Despite all setbacks, among them the renunciation of his claim to Bohemia and Hungary, his successor Frederick III from the Styrian line of the Habsburgs succeeded in securing the imperial crown for himself. From then on the crown was to remain in the House of Habsburg until the end of the empire in 1806 (with the exception of the period 1740 to 1745). Subsequently the concerns of the empire increasingly overlapped with Habsburg dynastic power politics. Although the Holy Roman Empire was an elective monarchy (the electors continued to elect the emperor), we can de facto observe a certain element of heredity in the imperial title in the House of Habsburg: for instance, the Habsburgs saw to it that their successors were elected and crowned while still alive (‘vivente imperatore’). Under the title of ‘Roman King’ a successor automatically assumed power after the death of the emperor without having to stand in a new election.
Habsburg imperial politics were always based on the Austrian patrimonial lands, the basis of Habsburg dynastic power. The dynasty had increasingly identified itself since the fourteenth century with these lands, so it was now referred to as ‘Haus Österreich’ – the ‘House of Austria’ (Latin ‘Domus Austriae’). This was also an attempt to safeguard the unity of the House in the face of the numerous different branches within the dynasty. Even after the Habsburgs had risen to become a European great power after 1500, their connection with their Austrian roots remained, as demonstrated by the fact that the Spanish Habsburgs were generally designated as the ‘Casa d’Austria’.

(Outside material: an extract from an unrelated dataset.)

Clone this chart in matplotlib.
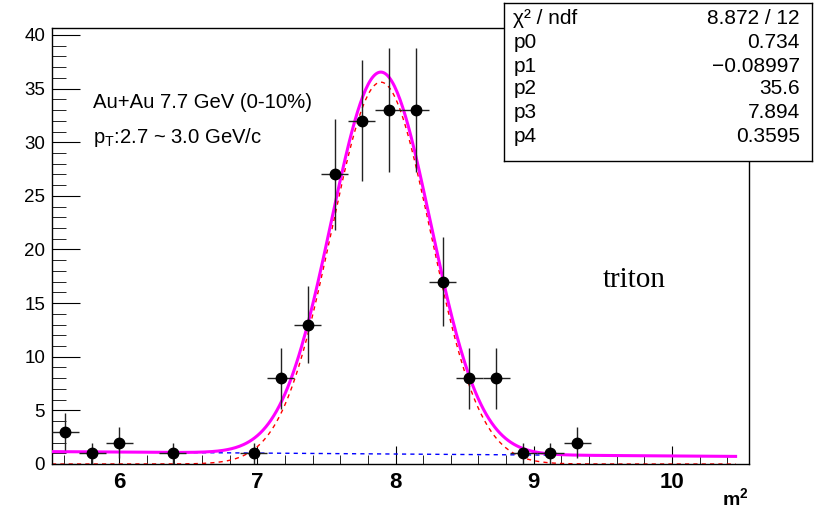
import matplotlib
matplotlib.use('Agg')
import matplotlib.pyplot as plt
import numpy as np
from matplotlib.ticker import MultipleLocator

plt.rcParams['font.family'] = ['Liberation Sans', 'DejaVu Sans']
plt.rcParams['mathtext.fontset'] = 'custom'
plt.rcParams['mathtext.rm'] = 'Liberation Sans'
plt.rcParams['mathtext.it'] = 'Liberation Sans'
plt.rcParams['mathtext.bf'] = 'Liberation Sans:bold'

# data points (bin centres, counts, errors)
m2 = [5.61, 5.805, 6.0, 6.39, 6.975, 7.17, 7.365, 7.56, 7.755, 7.95,
      8.145, 8.34, 8.535, 8.73, 8.925, 9.12, 9.315]
counts = [3, 1, 2, 1, 1, 8, 13, 27, 32, 33, 33, 17, 8, 8, 1, 1, 2]
count_err = [1.73, 1.0, 1.41, 1.0, 1.0, 2.83, 3.61, 5.2, 5.66, 5.74,
             5.74, 4.12, 2.83, 2.83, 1.0, 1.0, 1.41]
bin_half = 0.0975

# fit parameters
gaus_amp = 35.6
gaus_mean = 7.894
gaus_sigma = 0.3595
bg_const = 1.65
bg_slope = -0.08997
fit_range = (5.515, 10.46)

stat_labels = ['χ² / ndf', 'p0', 'p1', 'p2', 'p3', 'p4']
stat_values = ['8.872 / 12', '0.734', '−0.08997', '35.6', '7.894', '0.3595']

fig = plt.figure(figsize=(8.2, 5.09), dpi=100)
ax = fig.add_axes([52 / 820, 45 / 509, 697 / 820, 436 / 509])

x = np.linspace(fit_range[0], fit_range[1], 500)
gaus = gaus_amp * np.exp(-0.5 * ((x - gaus_mean) / gaus_sigma) ** 2)
bg = bg_const + bg_slope * x

ax.plot(x, gaus, color='red', lw=1.0, dashes=(3, 3), zorder=2)
ax.plot(x, bg, color='blue', lw=1.0, dashes=(3, 3), zorder=2)
ax.plot(x, gaus + bg, color='magenta', lw=2.2, zorder=3)

ax.errorbar(m2, counts, yerr=count_err, xerr=bin_half, fmt='o', color='black',
            ecolor='#222222', elinewidth=1.0, markersize=7.5, capsize=0, zorder=4)

ax.set_xlim(5.515, 10.557)
ax.set_ylim(0, 40.65)
ax.xaxis.set_major_locator(MultipleLocator(1))
ax.xaxis.set_minor_locator(MultipleLocator(0.2))
ax.yaxis.set_major_locator(MultipleLocator(5))
ax.yaxis.set_minor_locator(MultipleLocator(1))
ax.tick_params(axis='both', which='both', direction='in', top=False, right=False)
ax.tick_params(axis='x', which='major', length=13, pad=6, labelsize=16)
ax.tick_params(axis='x', which='minor', length=6.5)
ax.tick_params(axis='y', which='major', length=20, pad=5, labelsize=13.5)
ax.tick_params(axis='y', which='minor', length=10)
for lab in ax.get_xticklabels():
    lab.set_fontweight('bold')
for sp in ax.spines.values():
    sp.set_linewidth(1.0)

fig.text(749 / 820, 1 - 505 / 509, r'$\mathbf{m^2}$', ha='right', va='baseline',
         fontsize=14)

fig.text(93 / 820, 1 - 108 / 509, 'Au+Au 7.7 GeV (0-10%)', fontsize=14.6,
         ha='left', va='baseline')
fig.text(93 / 820, 1 - 143 / 509, r'p$_{\mathrm{T}}$:2.7 ~ 3.0 GeV/c', fontsize=14.6,
         ha='left', va='baseline')
fig.text(603 / 820, 1 - 287 / 509, 'triton', fontsize=21,
         family='Liberation Serif', ha='left', va='baseline')

# stats box
box = fig.add_axes([504 / 820, 1 - 161 / 509, 308 / 820, 158 / 509])
box.set_xticks([])
box.set_yticks([])
box.set_xlim(0, 1)
box.set_ylim(0, 1)
for sp in box.spines.values():
    sp.set_linewidth(1.0)
row_y = [19, 43, 66, 89, 112, 136]
for lab, val, ry in zip(stat_labels, stat_values, row_y):
    yy = 1 - (ry - 3) / 158
    box.text(0.03, yy, lab, fontsize=15, ha='left', va='center')
    box.text(0.96, yy, val, fontsize=15, ha='right', va='center')

fig.savefig('out.png', dpi=100)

As the impossibility of achieving universal imperial power in the empire in the sixteenth century became more and more obvious, the focus of Habsburg politics shifted to efforts to unify the territories ruled by the dynasty – with all their various legal and constitutional traditions – under the overall regency of the Habsburg monarchy. The ‘patchwork state’ of the Monarchia Austriaca emerged by stages from the empire, a development that finally found its culmination in the founding of the Empire of Austria in 1804.